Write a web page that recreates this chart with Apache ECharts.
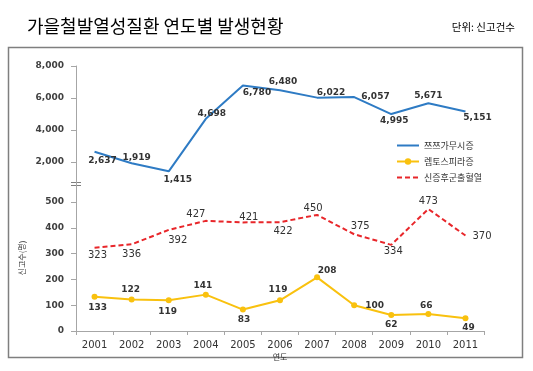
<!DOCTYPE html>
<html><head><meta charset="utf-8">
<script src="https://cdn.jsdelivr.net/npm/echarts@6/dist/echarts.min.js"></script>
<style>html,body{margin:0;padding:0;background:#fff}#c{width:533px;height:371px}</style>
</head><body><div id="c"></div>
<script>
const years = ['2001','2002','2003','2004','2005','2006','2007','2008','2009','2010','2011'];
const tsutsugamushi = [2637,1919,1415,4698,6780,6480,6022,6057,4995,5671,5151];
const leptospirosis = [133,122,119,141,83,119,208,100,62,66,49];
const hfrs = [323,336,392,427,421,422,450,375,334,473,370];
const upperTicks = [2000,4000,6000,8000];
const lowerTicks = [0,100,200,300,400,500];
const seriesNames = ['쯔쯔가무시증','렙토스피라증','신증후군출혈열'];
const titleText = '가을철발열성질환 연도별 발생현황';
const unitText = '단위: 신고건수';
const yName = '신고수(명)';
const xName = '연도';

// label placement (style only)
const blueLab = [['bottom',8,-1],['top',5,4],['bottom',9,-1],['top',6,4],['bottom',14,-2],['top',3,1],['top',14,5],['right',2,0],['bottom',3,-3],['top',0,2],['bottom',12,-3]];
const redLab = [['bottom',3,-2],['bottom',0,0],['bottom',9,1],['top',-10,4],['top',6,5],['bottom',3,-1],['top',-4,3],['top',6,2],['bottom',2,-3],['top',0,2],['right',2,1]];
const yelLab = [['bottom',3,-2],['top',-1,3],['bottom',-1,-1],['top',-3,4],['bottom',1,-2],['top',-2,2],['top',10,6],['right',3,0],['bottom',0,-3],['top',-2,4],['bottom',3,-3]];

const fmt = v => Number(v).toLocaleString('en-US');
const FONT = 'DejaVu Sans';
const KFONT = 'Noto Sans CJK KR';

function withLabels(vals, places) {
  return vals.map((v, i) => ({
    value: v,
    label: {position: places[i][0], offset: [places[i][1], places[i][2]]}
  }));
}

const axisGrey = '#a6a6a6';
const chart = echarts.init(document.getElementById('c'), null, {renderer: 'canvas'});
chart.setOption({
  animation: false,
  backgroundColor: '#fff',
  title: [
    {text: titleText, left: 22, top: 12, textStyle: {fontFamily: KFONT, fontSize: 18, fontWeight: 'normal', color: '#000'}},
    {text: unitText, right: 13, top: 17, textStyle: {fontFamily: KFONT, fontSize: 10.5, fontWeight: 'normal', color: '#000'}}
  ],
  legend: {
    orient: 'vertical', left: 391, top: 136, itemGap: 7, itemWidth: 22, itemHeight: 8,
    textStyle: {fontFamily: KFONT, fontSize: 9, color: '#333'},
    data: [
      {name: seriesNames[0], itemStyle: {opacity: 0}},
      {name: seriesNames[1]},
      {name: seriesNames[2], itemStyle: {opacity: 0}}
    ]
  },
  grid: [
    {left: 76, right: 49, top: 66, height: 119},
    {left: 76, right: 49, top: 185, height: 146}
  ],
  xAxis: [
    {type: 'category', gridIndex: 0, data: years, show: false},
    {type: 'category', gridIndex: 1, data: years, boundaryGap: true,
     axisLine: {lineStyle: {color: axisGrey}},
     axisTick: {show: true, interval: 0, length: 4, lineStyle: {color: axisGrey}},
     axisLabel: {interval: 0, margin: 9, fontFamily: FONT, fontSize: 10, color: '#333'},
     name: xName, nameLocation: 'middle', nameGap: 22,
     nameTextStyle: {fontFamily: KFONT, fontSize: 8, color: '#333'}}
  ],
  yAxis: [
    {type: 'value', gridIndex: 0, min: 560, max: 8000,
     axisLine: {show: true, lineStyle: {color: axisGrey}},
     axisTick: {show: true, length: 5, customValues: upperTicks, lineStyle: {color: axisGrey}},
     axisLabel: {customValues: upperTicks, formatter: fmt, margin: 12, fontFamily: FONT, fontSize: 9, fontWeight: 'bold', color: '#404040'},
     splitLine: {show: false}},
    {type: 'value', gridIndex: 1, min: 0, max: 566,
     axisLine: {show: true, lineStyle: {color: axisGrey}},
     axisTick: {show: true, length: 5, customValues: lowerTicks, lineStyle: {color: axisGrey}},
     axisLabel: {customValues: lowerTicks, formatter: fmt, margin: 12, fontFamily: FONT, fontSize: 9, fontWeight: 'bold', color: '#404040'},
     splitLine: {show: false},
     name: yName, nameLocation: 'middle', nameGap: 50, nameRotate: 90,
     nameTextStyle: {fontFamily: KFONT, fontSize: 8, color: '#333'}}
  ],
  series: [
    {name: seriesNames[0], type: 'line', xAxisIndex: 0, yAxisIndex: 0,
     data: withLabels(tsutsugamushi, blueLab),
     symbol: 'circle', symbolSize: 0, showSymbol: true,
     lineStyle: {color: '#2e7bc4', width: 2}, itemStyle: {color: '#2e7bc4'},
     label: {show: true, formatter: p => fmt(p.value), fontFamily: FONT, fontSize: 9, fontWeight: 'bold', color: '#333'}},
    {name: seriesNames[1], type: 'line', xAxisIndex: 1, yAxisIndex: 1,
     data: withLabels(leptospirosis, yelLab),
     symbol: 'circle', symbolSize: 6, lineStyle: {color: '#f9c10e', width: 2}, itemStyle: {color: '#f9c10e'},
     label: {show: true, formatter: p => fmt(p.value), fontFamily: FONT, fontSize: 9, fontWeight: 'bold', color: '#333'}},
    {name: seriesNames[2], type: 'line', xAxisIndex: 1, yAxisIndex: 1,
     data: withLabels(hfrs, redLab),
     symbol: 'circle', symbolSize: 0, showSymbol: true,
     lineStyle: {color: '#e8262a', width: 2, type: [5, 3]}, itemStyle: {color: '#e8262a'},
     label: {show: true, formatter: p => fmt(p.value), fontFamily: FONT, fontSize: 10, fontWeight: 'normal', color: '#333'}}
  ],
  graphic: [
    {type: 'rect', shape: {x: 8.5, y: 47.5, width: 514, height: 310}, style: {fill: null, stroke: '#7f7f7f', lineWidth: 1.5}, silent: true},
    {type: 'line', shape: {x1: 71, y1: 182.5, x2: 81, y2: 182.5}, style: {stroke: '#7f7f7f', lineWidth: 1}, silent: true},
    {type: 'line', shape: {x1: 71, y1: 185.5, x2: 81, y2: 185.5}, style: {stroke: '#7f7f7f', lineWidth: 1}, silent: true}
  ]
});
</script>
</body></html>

* * * *

> Objective
Restate the whole listing above exactly, please, omitting every image.

> Full solution
Write a web page that recreates this chart with Apache ECharts.
<!DOCTYPE html>
<html><head><meta charset="utf-8">
<script src="https://cdn.jsdelivr.net/npm/echarts@6/dist/echarts.min.js"></script>
<style>html,body{margin:0;padding:0;background:#fff}#c{width:533px;height:371px}</style>
</head><body><div id="c"></div>
<script>
const years = ['2001','2002','2003','2004','2005','2006','2007','2008','2009','2010','2011'];
const tsutsugamushi = [2637,1919,1415,4698,6780,6480,6022,6057,4995,5671,5151];
const leptospirosis = [133,122,119,141,83,119,208,100,62,66,49];
const hfrs = [323,336,392,427,421,422,450,375,334,473,370];
const upperTicks = [2000,4000,6000,8000];
const lowerTicks = [0,100,200,300,400,500];
const seriesNames = ['쯔쯔가무시증','렙토스피라증','신증후군출혈열'];
const titleText = '가을철발열성질환 연도별 발생현황';
const unitText = '단위: 신고건수';
const yName = '신고수(명)';
const xName = '연도';

// label placement (style only)
const blueLab = [['bottom',8,-1],['top',5,4],['bottom',9,-1],['top',6,4],['bottom',14,-2],['top',3,1],['top',14,5],['right',2,0],['bottom',3,-3],['top',0,2],['bottom',12,-3]];
const redLab = [['bottom',3,-2],['bottom',0,0],['bottom',9,1],['top',-10,4],['top',6,5],['bottom',3,-1],['top',-4,3],['top',6,2],['bottom',2,-3],['top',0,2],['right',2,1]];
const yelLab = [['bottom',3,-2],['top',-1,3],['bottom',-1,-1],['top',-3,4],['bottom',1,-2],['top',-2,2],['top',10,6],['right',3,0],['bottom',0,-3],['top',-2,4],['bottom',3,-3]];

const fmt = v => Number(v).toLocaleString('en-US');
const FONT = 'DejaVu Sans';
const KFONT = 'Noto Sans CJK KR';

function withLabels(vals, places) {
  return vals.map((v, i) => ({
    value: v,
    label: {position: places[i][0], offset: [places[i][1], places[i][2]]}
  }));
}

const axisGrey = '#a6a6a6';
const chart = echarts.init(document.getElementById('c'), null, {renderer: 'canvas'});
chart.setOption({
  animation: false,
  backgroundColor: '#fff',
  title: [
    {text: titleText, left: 22, top: 12, textStyle: {fontFamily: KFONT, fontSize: 18, fontWeight: 'normal', color: '#000'}},
    {text: unitText, right: 13, top: 17, textStyle: {fontFamily: KFONT, fontSize: 10.5, fontWeight: 'normal', color: '#000'}}
  ],
  legend: {
    orient: 'vertical', left: 391, top: 136, itemGap: 7, itemWidth: 22, itemHeight: 8,
    textStyle: {fontFamily: KFONT, fontSize: 9, color: '#333'},
    data: [
      {name: seriesNames[0], itemStyle: {opacity: 0}},
      {name: seriesNames[1]},
      {name: seriesNames[2], itemStyle: {opacity: 0}}
    ]
  },
  grid: [
    {left: 76, right: 49, top: 66, height: 119},
    {left: 76, right: 49, top: 185, height: 146}
  ],
  xAxis: [
    {type: 'category', gridIndex: 0, data: years, show: false},
    {type: 'category', gridIndex: 1, data: years, boundaryGap: true,
     axisLine: {lineStyle: {color: axisGrey}},
     axisTick: {show: true, interval: 0, length: 4, lineStyle: {color: axisGrey}},
     axisLabel: {interval: 0, margin: 9, fontFamily: FONT, fontSize: 10, color: '#333'},
     name: xName, nameLocation: 'middle', nameGap: 22,
     nameTextStyle: {fontFamily: KFONT, fontSize: 8, color: '#333'}}
  ],
  yAxis: [
    {type: 'value', gridIndex: 0, min: 560, max: 8000,
     axisLine: {show: true, lineStyle: {color: axisGrey}},
     axisTick: {show: true, length: 5, customValues: upperTicks, lineStyle: {color: axisGrey}},
     axisLabel: {customValues: upperTicks, formatter: fmt, margin: 12, fontFamily: FONT, fontSize: 9, fontWeight: 'bold', color: '#404040'},
     splitLine: {show: false}},
    {type: 'value', gridIndex: 1, min: 0, max: 566,
     axisLine: {show: true, lineStyle: {color: axisGrey}},
     axisTick: {show: true, length: 5, customValues: lowerTicks, lineStyle: {color: axisGrey}},
     axisLabel: {customValues: lowerTicks, formatter: fmt, margin: 12, fontFamily: FONT, fontSize: 9, fontWeight: 'bold', color: '#404040'},
     splitLine: {show: false},
     name: yName, nameLocation: 'middle', nameGap: 50, nameRotate: 90,
     nameTextStyle: {fontFamily: KFONT, fontSize: 8, color: '#333'}}
  ],
  series: [
    {name: seriesNames[0], type: 'line', xAxisIndex: 0, yAxisIndex: 0,
     data: withLabels(tsutsugamushi, blueLab),
     symbol: 'circle', symbolSize: 0, showSymbol: true,
     lineStyle: {color: '#2e7bc4', width: 2}, itemStyle: {color: '#2e7bc4'},
     label: {show: true, formatter: p => fmt(p.value), fontFamily: FONT, fontSize: 9, fontWeight: 'bold', color: '#333'}},
    {name: seriesNames[1], type: 'line', xAxisIndex: 1, yAxisIndex: 1,
     data: withLabels(leptospirosis, yelLab),
     symbol: 'circle', symbolSize: 6, lineStyle: {color: '#f9c10e', width: 2}, itemStyle: {color: '#f9c10e'},
     label: {show: true, formatter: p => fmt(p.value), fontFamily: FONT, fontSize: 9, fontWeight: 'bold', color: '#333'}},
    {name: seriesNames[2], type: 'line', xAxisIndex: 1, yAxisIndex: 1,
     data: withLabels(hfrs, redLab),
     symbol: 'circle', symbolSize: 0, showSymbol: true,
     lineStyle: {color: '#e8262a', width: 2, type: [5, 3]}, itemStyle: {color: '#e8262a'},
     label: {show: true, formatter: p => fmt(p.value), fontFamily: FONT, fontSize: 10, fontWeight: 'normal', color: '#333'}}
  ],
  graphic: [
    {type: 'rect', shape: {x: 8.5, y: 47.5, width: 514, height: 310}, style: {fill: null, stroke: '#7f7f7f', lineWidth: 1.5}, silent: true},
    {type: 'line', shape: {x1: 71, y1: 182.5, x2: 81, y2: 182.5}, style: {stroke: '#7f7f7f', lineWidth: 1}, silent: true},
    {type: 'line', shape: {x1: 71, y1: 185.5, x2: 81, y2: 185.5}, style: {stroke: '#7f7f7f', lineWidth: 1}, silent: true}
  ]
});
</script>
</body></html>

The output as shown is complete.